Data to process:
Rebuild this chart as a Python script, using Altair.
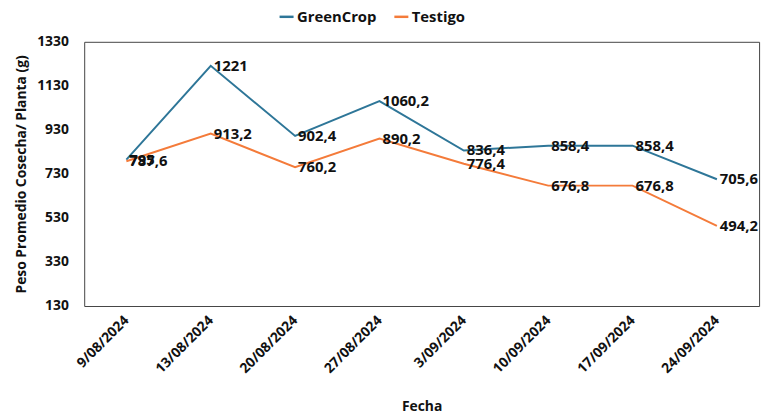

--

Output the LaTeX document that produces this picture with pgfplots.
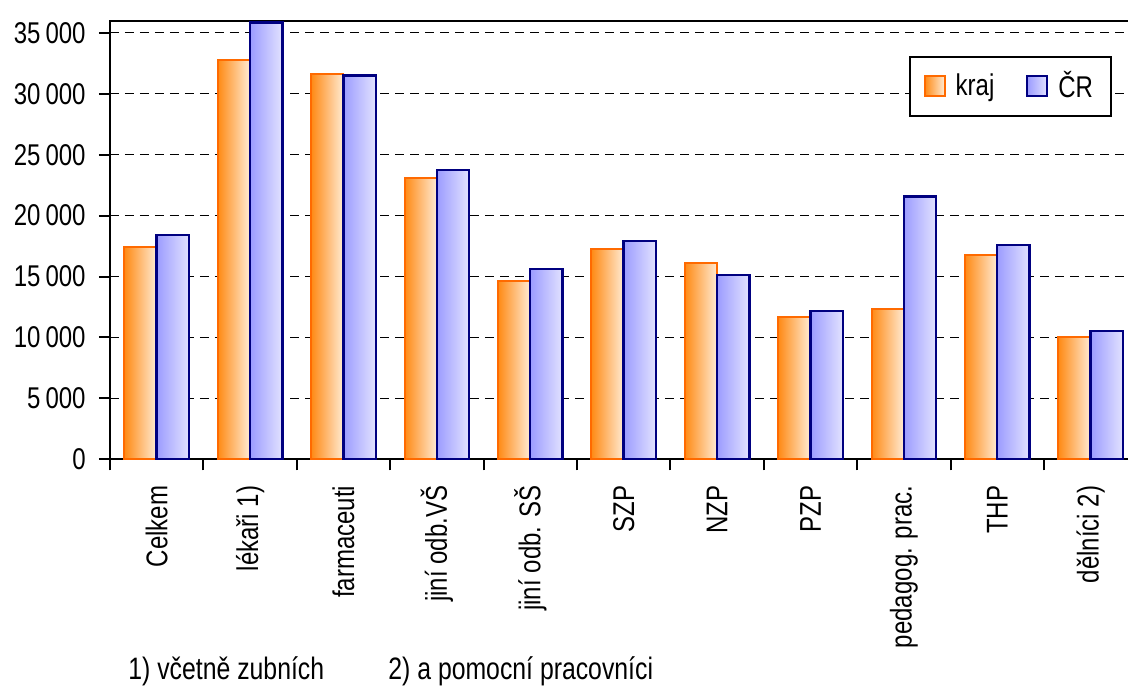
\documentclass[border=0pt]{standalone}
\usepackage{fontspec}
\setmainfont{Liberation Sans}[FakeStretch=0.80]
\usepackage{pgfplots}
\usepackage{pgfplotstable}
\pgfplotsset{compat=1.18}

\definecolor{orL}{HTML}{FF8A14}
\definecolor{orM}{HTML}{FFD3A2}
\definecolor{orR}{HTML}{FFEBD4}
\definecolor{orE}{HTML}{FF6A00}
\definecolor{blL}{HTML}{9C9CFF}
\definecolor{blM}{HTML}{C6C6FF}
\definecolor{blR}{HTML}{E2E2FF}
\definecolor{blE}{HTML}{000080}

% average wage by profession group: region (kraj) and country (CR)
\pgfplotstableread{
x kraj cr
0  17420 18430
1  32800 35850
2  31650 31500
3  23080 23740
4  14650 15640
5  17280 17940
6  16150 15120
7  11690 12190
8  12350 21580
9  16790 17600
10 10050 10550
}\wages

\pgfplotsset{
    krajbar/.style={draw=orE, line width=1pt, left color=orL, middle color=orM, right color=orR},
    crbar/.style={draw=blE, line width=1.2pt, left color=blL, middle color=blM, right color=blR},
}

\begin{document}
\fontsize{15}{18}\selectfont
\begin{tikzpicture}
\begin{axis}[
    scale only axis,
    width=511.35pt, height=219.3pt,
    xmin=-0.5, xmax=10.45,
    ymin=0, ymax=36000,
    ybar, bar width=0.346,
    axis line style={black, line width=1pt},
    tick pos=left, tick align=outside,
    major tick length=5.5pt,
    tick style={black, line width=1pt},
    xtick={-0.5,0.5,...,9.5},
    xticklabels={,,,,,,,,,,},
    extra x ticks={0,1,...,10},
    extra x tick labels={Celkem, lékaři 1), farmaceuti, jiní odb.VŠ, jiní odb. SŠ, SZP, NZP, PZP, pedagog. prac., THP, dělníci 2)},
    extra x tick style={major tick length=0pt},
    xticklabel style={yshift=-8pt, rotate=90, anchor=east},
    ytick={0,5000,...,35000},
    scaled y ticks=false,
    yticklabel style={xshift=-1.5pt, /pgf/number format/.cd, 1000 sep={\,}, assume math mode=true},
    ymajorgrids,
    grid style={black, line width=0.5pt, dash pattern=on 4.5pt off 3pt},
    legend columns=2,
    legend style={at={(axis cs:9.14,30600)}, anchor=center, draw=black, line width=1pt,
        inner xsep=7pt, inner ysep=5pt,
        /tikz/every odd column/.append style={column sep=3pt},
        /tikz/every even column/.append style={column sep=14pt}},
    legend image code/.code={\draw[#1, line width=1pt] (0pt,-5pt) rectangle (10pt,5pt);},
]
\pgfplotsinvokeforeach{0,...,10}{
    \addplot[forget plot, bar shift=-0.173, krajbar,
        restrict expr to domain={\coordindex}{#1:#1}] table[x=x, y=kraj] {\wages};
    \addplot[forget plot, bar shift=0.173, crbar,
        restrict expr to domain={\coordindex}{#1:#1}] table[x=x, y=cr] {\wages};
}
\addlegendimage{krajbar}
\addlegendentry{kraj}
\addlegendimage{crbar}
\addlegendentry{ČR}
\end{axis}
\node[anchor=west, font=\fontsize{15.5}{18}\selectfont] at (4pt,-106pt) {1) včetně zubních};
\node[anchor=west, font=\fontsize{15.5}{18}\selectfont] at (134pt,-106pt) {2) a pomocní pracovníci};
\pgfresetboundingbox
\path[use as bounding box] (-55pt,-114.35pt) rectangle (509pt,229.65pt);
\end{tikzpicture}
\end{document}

Prompt: Return every line above in which the string "this" occurs.

Output:
Rebuild this chart as a Python script, using Altair.
Output the LaTeX document that produces this picture with pgfplots.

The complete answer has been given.